**Your task**
Look through the lines below and state how many hold the word "with". Write only the number.

**Records provided**
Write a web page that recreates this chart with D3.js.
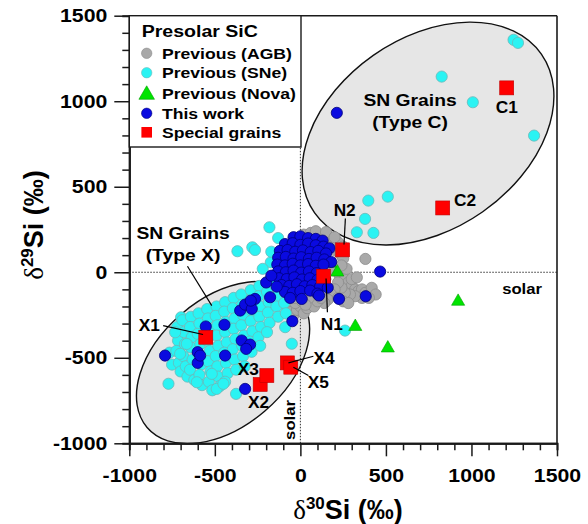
<!DOCTYPE html>
<html><head><meta charset="utf-8">
<script src="https://cdn.jsdelivr.net/npm/d3@7"></script>
<style>body{margin:0;background:#fff}text{font-family:"Liberation Sans",Arial,sans-serif;font-weight:bold;fill:#000}</style>
</head><body>
<svg id="chart" width="588" height="524"></svg>
<script>
// ---- data: [delta30Si, delta29Si] in permil ----
const agbPoints = [
  [20,220],[60,230],[100,215],[140,200],[180,190],[220,175],[250,150],[40,180],[80,170],[120,160],
  [160,150],[200,130],[230,110],[250,80],[380,78],[90,240],[150,235],[200,205],
  [180,40],[200,10],[230,-20],[260,-40],[280,-60],[300,-80],[320,-100],[340,-110],[360,-100],[380,-120],
  [417,-91],[440,-130],[400,-150],[360,-150],[320,-140],[290,-130],[260,-120],[240,-90],[220,-60],[200,-100],
  [180,-130],[160,-160],[140,-180],[220,-150],[250,-170],[280,-180],[300,-40],[330,-30],[270,20],[240,40],
  [-80,-200],[-60,-230],[-40,-250],[-20,-220],[0,-200],[20,-240],[40,-210],[60,-180],[80,-200],[100,-170],
  [120,-150],[-70,-170],[-30,-180],[10,-170],[50,-150],[-90,-130],[-120,-160],[-30,-150],[30,-190],[95,-125]
];
const snePoints = [
  [-765,-470],[-750,-540],[-771,-652],[-697,-263],
  [-720,-320],[-715,-400],[-725,-460],[-710,-530],[-700,-580],
  [-690,-280],[-680,-350],[-675,-420],[-685,-490],[-670,-550],[-660,-610],
  [-640,-260],[-645,-320],[-635,-380],[-640,-440],[-630,-510],[-645,-570],[-620,-630],
  [-595,-240],[-590,-300],[-600,-360],[-585,-420],[-595,-480],[-580,-540],[-590,-600],[-575,-660],
  [-545,-215],[-540,-270],[-535,-330],[-545,-400],[-530,-460],[-540,-520],[-525,-580],[-535,-640],[-515,-690],
  [-490,-200],[-495,-255],[-485,-310],[-490,-370],[-480,-430],[-495,-490],[-485,-550],[-480,-610],[-470,-665],
  [-440,-175],[-445,-230],[-435,-290],[-440,-350],[-430,-410],[-445,-470],[-435,-530],[-425,-590],[-440,-640],
  [-390,-150],[-395,-210],[-385,-270],[-390,-330],[-380,-390],[-395,-450],[-385,-510],[-375,-570],[-376,-711],
  [-345,-130],[-340,-190],[-335,-250],[-345,-310],[-330,-370],[-340,-430],[-335,-490],[-325,-550],
  [-290,-105],[-295,-165],[-285,-225],[-290,-285],[-280,-345],[-295,-405],[-285,-465],
  [-240,-80],[-245,-140],[-235,-200],[-240,-260],[-230,-320],[-245,-380],[-235,-430],
  [-190,-55],[-195,-115],[-185,-175],[-190,-235],[-180,-295],[-195,-350],
  [-140,-20],[-145,-80],[-135,-140],[-140,-200],[-130,-260],
  [-90,-120],[-95,-180],[-85,-240],
  [-605,-643],[-518,-594],[-489,-682],[-450,-652],[-703,-477],[-732,-351],[-664,-419],
  [-368,123],[-281,146],[-181,263],[-173,58],[-265,130],[-220,20],[-147,-48],[-170,120],[-130,200],
  [-89,-321],[-50,-418],[261,-341],
  [1246,1359],[1272,1341],[826,1144],[1008,994],[1366,799],
  [397,419],[511,442],[378,312],[330,234],[427,230]
];
const novaPoints = [[216,6],[173,58],[140,-60],[321,-312],[511,-438],[922,-165]];
const thisWorkPoints = [
  [-40,205],[0,210],[45,200],[90,195],[130,185],
  [-90,165],[-45,170],[0,160],[45,168],[90,158],[135,150],[170,140],
  [-120,125],[-75,130],[-30,120],[15,128],[60,118],[105,125],[150,110],
  [-130,85],[-85,90],[-40,80],[5,88],[50,78],[95,85],[140,75],[180,60],
  [-135,45],[-90,40],[-45,50],[0,40],[45,48],[90,38],[135,45],
  [-130,5],[-85,0],[-40,10],[5,-2],[50,5],[95,-5],
  [-125,-35],[-80,-40],[-35,-30],[10,-42],[55,-35],[100,-45],[145,-40],
  [-110,-75],[-65,-80],[-20,-70],[25,-82],[70,-75],[115,-85],[160,-90],
  [-90,-115],[-45,-120],[0,-110],[57,-107],[100,-125],
  [-60,-150],[8,-156],[109,-136],
  [-177,-146],[-138,-84],[-200,-60],[-170,-20],
  [213,932],[466,4],[382,-140],[226,-156],[-47,-286],
  [-444,-307],[-553,-317],[-600,-467],[-600,-530],[-440,-487],[-343,-399],[-294,-423],[-317,-448],
  [-352,-224],[-323,-189],[-265,-156],[-586,-487],[-791,-487],[-323,-682],
  [-284,-214],[-290,-166]
];
const specialNames = ["C1","C2","N2","N1","X1","X2","X3","X4","X5"];
const specialPoints = [[1206,1078],[832,376],[247,131],[135,-23],[-553,-380],[-235,-656],[-196,-604],[-76,-530],[-56,-555]];

const majorTicks = [-1000,-500,0,500,1000,1500];
const minorTicks = [-900,-800,-700,-600,-400,-300,-200,-100,100,200,300,400,600,700,800,900,1100,1200,1300,1400];
const legendLabels = ["Previous (AGB)","Previous (SNe)","Previous (Nova)","This work","Special grains"];

// ---- layout ----
const svg = d3.select("#chart");
const x = d3.scaleLinear().domain([-1000,1500]).range([129.3,557]);
const y = d3.scaleLinear().domain([-1000,1500]).range([443.3,15.7]);
const k = (x(1500)-x(-1000))/2500;
const SX = 1.15;

function label(g, str, px, py, size, anchor, sx) {
  return g.append("text")
    .attr("transform", `translate(${px},${py}) scale(${sx||SX},1)`)
    .attr("text-anchor", anchor || "middle")
    .attr("font-size", size)
    .text(str);
}

// grain-type regions
const regions = [
  {cx:-452, cy:-528, a:584, b:374, angle:40.5},
  {cx:746, cy:811, a:809, b:558, angle:35}
];
svg.append("g").selectAll("ellipse").data(regions).join("ellipse")
  .attr("transform", d => `translate(${x(d.cx)},${y(d.cy)}) rotate(${-d.angle})`)
  .attr("rx", d => d.a*k).attr("ry", d => d.b*k)
  .attr("fill", "#e6e6e6").attr("stroke", "#111").attr("stroke-width", 1.4);

// solar reference lines
const ref = svg.append("g").attr("stroke", "#333").attr("stroke-width", 1).attr("stroke-dasharray", "1.5,1.5");
ref.append("line").attr("x1", x(-1000)).attr("x2", x(1500)).attr("y1", y(0)).attr("y2", y(0));
ref.append("line").attr("x1", x(0)).attr("x2", x(0)).attr("y1", y(-1000)).attr("y2", y(1500));

// markers
const R = 5.6;
function circles(data, fill, stroke) {
  svg.append("g").selectAll("circle").data(data).join("circle")
    .attr("cx", d => x(d[0])).attr("cy", d => y(d[1])).attr("r", R)
    .attr("fill", fill).attr("stroke", stroke).attr("stroke-width", 0.8);
}
circles(agbPoints, "#a9a9a9", "#8c8c8c");
circles(snePoints, "#2af3f3", "#69b9b9");
const tri = d3.symbol().type(d3.symbolTriangle).size(75);
svg.append("g").selectAll("path").data(novaPoints).join("path")
  .attr("d", tri).attr("transform", d => `translate(${x(d[0])},${y(d[1])+1})`)
  .attr("fill", "#00e400").attr("stroke", "#00a000").attr("stroke-width", 0.6);
circles(thisWorkPoints, "#0a0ae0", "#00007a");
svg.append("g").selectAll("rect").data(specialPoints).join("rect")
  .attr("x", d => x(d[0])-7).attr("y", d => y(d[1])-7).attr("width", 14).attr("height", 14)
  .attr("fill", "#ff0000").attr("stroke", "#c00000").attr("stroke-width", 0.6);

// leader lines and grain labels
const leaders = [
  [[263,314],[255,162]],
  [[150,-37],[158,-234]],
  [[-802,-312],[-569,-364]],
  [[-70,-530],[76,-491]],
  [[-41,-555],[47,-604]],
  [[-660,35],[-518,-195]]
];
svg.append("g").selectAll("line").data(leaders).join("line")
  .attr("x1", d => x(d[0][0])).attr("y1", d => y(d[0][1]))
  .attr("x2", d => x(d[1][0])).attr("y2", d => y(d[1][1]))
  .attr("stroke", "#000").attr("stroke-width", 1.2);

const labelPos = {C1:[1206,964],C2:[963,419],N2:[259,362],N1:[184,-302],X1:[-883,-307],X2:[-245,-760],X3:[-304,-565],X4:[139,-500],X5:[105,-643]};
const ann = svg.append("g");
specialNames.forEach(n => {
  const p = labelPos[n];
  label(ann, n, x(p[0]), y(p[1]) + 5.8, 16, "middle", 1.08);
});
label(ann, "SN Grains", x(641), y(1009) + 6, 16.5, "middle", 1.17);
label(ann, "(Type C)", x(641), y(877) + 6, 16.5, "middle", 1.17);
label(ann, "SN Grains", x(-686), y(232) + 6, 16.5, "middle", 1.17);
label(ann, "(Type X)", x(-686), y(98) + 6, 16.5, "middle", 1.17);
label(ann, "solar", 542, y(-95) + 5, 14.5, "end");
ann.append("text").attr("transform", `translate(${x(-60)+5},${y(-980)}) rotate(-90) scale(${SX},1)`)
  .attr("font-size", 14.5).attr("text-anchor", "start").text("solar");

// axes
const axes = svg.append("g");
const fmt = d => String(d);
const gxMinor = axes.append("g").attr("transform", `translate(0,${y(-1000)})`)
  .call(d3.axisBottom(x).tickValues(minorTicks).tickSize(7).tickFormat(""));
const gx = axes.append("g").attr("transform", `translate(0,${y(-1000)})`)
  .call(d3.axisBottom(x).tickValues(majorTicks).tickSize(13).tickSizeOuter(0).tickFormat(fmt));
const gyMinor = axes.append("g").attr("transform", `translate(${x(-1000)},0)`)
  .call(d3.axisLeft(y).tickValues(minorTicks).tickSize(7).tickFormat(""));
const gy = axes.append("g").attr("transform", `translate(${x(-1000)},0)`)
  .call(d3.axisLeft(y).tickValues(majorTicks).tickSize(15).tickSizeOuter(0).tickFormat(fmt));
[gxMinor, gx, gyMinor, gy].forEach(g => {
  g.selectAll(".domain").attr("stroke", "#1a1a1a").attr("stroke-width", 2);
  g.selectAll(".tick line").attr("stroke", "#1a1a1a").attr("stroke-width", 1.5);
});
gx.selectAll(".tick text").attr("font-size", 18.5).attr("font-family", null)
  .attr("y", 25.5).attr("transform", `scale(${SX},1)`).attr("fill", "#000");
gy.selectAll(".tick text").attr("font-size", 18.5).attr("font-family", null)
  .attr("x", -22/SX).attr("transform", `scale(${SX},1)`).attr("fill", "#000");

// frame (top and right)
const frame = svg.append("g").attr("stroke", "#1a1a1a").attr("stroke-width", 1.6).attr("fill", "none");
frame.append("line").attr("x1", x(-1000)).attr("x2", x(1500)).attr("y1", y(1500)).attr("y2", y(1500));
frame.append("line").attr("x1", x(1500)).attr("x2", x(1500)).attr("y1", y(1500)).attr("y2", y(-1000));

// axis titles
function title(g, iso) {
  g.append("tspan").attr("font-family", "'Liberation Serif','DejaVu Serif',serif").attr("font-weight", "normal").text("\u03B4");
  g.append("tspan").attr("font-size", 17).attr("dy", -10).text(iso);
  g.append("tspan").attr("dy", 10).text("Si (\u2030)");
}
const xt = svg.append("text").attr("x", 348).attr("y", 519).attr("text-anchor", "middle").attr("font-size", 27);
title(xt, "30");
const yt = svg.append("text").attr("transform", "translate(43,225) rotate(-90)").attr("text-anchor", "middle").attr("font-size", 27);
title(yt, "29");

// legend
const lg = svg.append("g");
lg.append("rect").attr("x", x(-1000)).attr("y", y(1500)).attr("width", 301 - x(-1000)).attr("height", 147 - y(1500))
  .attr("fill", "#fff").attr("stroke", "#1a1a1a").attr("stroke-width", 1.4);
label(lg, "Presolar SiC", 141.7, 36.7, 17, "start");
const rowY = [53.3, 72.7, 93.3, 113.3, 132.3];
const legendMarks = [
  {shape:"circle", fill:"#a9a9a9", stroke:"#8c8c8c"},
  {shape:"circle", fill:"#2af3f3", stroke:"#69b9b9"},
  {shape:"triangle", fill:"#00e400", stroke:"#00a000"},
  {shape:"circle", fill:"#0a0ae0", stroke:"#00007a"},
  {shape:"square", fill:"#ff0000", stroke:"#c00000"}
];
legendLabels.forEach((t, i) => {
  const m = legendMarks[i], cy = rowY[i], cx = 146.7;
  if (m.shape === "circle") lg.append("circle").attr("cx", cx).attr("cy", cy).attr("r", 5.2).attr("fill", m.fill).attr("stroke", m.stroke).attr("stroke-width", 0.6);
  if (m.shape === "triangle") lg.append("path").attr("d", d3.symbol().type(d3.symbolTriangle).size(105)()).attr("transform", `translate(${cx},${cy+1.5})`).attr("fill", m.fill).attr("stroke", m.stroke).attr("stroke-width", 0.6);
  if (m.shape === "square") lg.append("rect").attr("x", cx-5.3).attr("y", cy-5.3).attr("width", 10.6).attr("height", 10.6).attr("fill", m.fill);
  label(lg, t, 162, cy + 5.5, 15.3, "start");
});
</script>
</body></html>
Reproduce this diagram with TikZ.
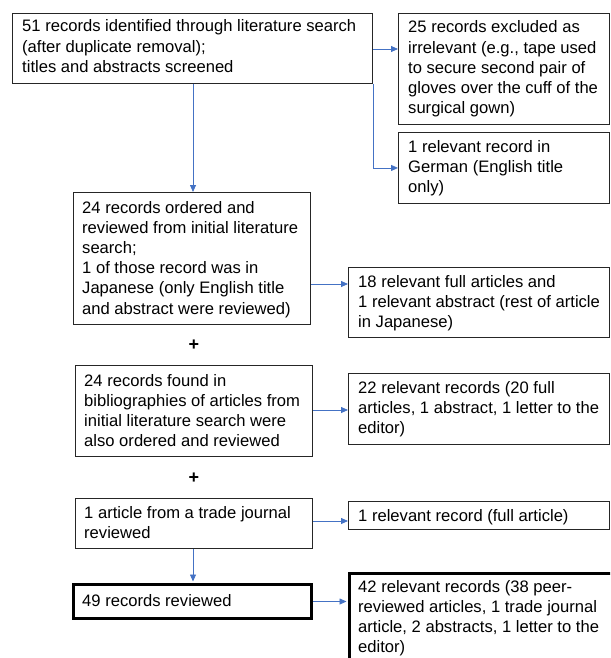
\documentclass[tikz,border=0pt]{standalone}
\usepackage{fontspec}
\setmainfont{Liberation Sans}
\usetikzlibrary{calc,arrows.meta}
\definecolor{arrblue}{HTML}{4472C4}
\newcommand\bxt[1]{\parbox[t]{400pt}{#1}}
\begin{document}
\begin{tikzpicture}[x=1pt,y=-1pt,
  box/.style={draw=black!85,line width=0.9pt,inner sep=0pt,anchor=north west,rectangle},
  thickbox/.style={box,line width=3pt,draw=black},
  txt/.style={inner sep=0pt,anchor=base west,font=\fontsize{16.6}{20.2}\selectfont},
  plus/.style={inner sep=0pt,font=\fontsize{18}{20}\selectfont\bfseries},
  arr/.style={draw=arrblue,line width=0.8pt,-{Triangle[length=7pt,width=6pt]}},
  ln/.style={draw=arrblue,line width=0.8pt}]
\useasboundingbox (0,0) rectangle (610,658);
\begin{scope}
\clip (0,0) rectangle (610,658);
% boxes
\node[box,minimum width=360pt,minimum height=70pt] (A) at (12,13) {};
\node[box,minimum width=211pt,minimum height=111pt] (B) at (398,13) {};
\node[box,minimum width=211pt,minimum height=71pt] (C) at (398,132) {};
\node[box,minimum width=237pt,minimum height=132pt] (D) at (73,192) {};
\node[box,minimum width=261pt,minimum height=70pt] (E) at (348,267) {};
\node[box,minimum width=237pt,minimum height=91pt] (F) at (75,365) {};
\node[box,minimum width=261pt,minimum height=71pt] (G) at (348,373) {};
\node[box,minimum width=237pt,minimum height=50pt] (H) at (75,498) {};
\node[box,minimum width=261pt,minimum height=28pt] (I) at (348,501) {};
\node[thickbox,minimum width=238pt,minimum height=34pt] (J) at (72,583) {};
\node[thickbox,minimum width=270pt,minimum height=100pt] (K) at (348,572) {};
% texts
\node[txt] (tA) at ($(A.north west)+(10,19)$) {\bxt{51 records identified through literature search\\(after duplicate removal);\\titles and abstracts screened}};
\node[txt] (tB) at ($(B.north west)+(10,20)$) {\bxt{25 records excluded as\\irrelevant (e.g., tape used\\to secure second pair of\\gloves over the cuff of the\\surgical gown)}};
\node[txt] (tC) at ($(C.north west)+(10,20)$) {\bxt{1 relevant record in\\German (English title\\only)}};
\node[txt] (tD) at ($(D.north west)+(9,21)$) {\bxt{24 records ordered and\\reviewed from initial literature\\search;\\1 of those record was in\\Japanese (only English title\\and abstract were reviewed)}};
\node[txt] (tE) at ($(E.north west)+(10,20)$) {\bxt{18 relevant full articles and\\1 relevant abstract (rest of article\\in Japanese)}};
\node[txt] (tF) at ($(F.north west)+(9,21)$) {\bxt{24 records found in\\bibliographies of articles from\\initial literature search were\\also ordered and reviewed}};
\node[txt] (tG) at ($(G.north west)+(10,20)$) {\bxt{22 relevant records (20 full\\articles, 1 abstract, 1 letter to the\\editor)}};
\node[txt] (tH) at ($(H.north west)+(9,20)$) {\bxt{1 article from a trade journal\\reviewed}};
\node[txt] (tI) at ($(I.north west)+(10,20)$) {\bxt{1 relevant record (full article)}};
\node[txt] (tJ) at ($(J.north west)+(10,23)$) {\bxt{49 records reviewed}};
\node[txt] (tK) at ($(K.north west)+(10,20)$) {\bxt{42 relevant records (38 peer-\\reviewed articles, 1 trade journal\\article, 2 abstracts, 1 letter to the\\editor)}};
\node[plus] (p1) at (194,345) {+};
\node[plus] (p2) at (194,478) {+};
% connectors
\coordinate (a1) at ($(A.north east)+(0,36)$);
\draw[arr] (a1) -- (a1 -| B.west);
\draw[arr] (A.south east) -- (A.south east |- C.west) -- (C.west);
\coordinate (a2) at ($(A.south west)+(181,0)$);
\draw[arr] (a2) -- (a2 |- D.north);
\coordinate (d1) at ($(D.north east)+(0,92)$);
\draw[arr] (d1) -- (d1 -| E.west);
\coordinate (f1) at ($(F.north east)+(0,45)$);
\draw[arr] (f1) -- (f1 -| G.west);
\coordinate (h1) at ($(H.north east)+(0,23)$);
\draw[arr] (h1) -- (h1 -| I.west);
\coordinate (h2) at ($(H.south west)+(118,0)$);
\draw[arr] (h2) -- ($(h2 |- J.north)+(0,-1.5)$);
\draw[arr] (J.east) -- ($(J.east -| K.west)+(-1.5,0)$);
\end{scope}
\end{tikzpicture}
\end{document}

**Solution to this task**
2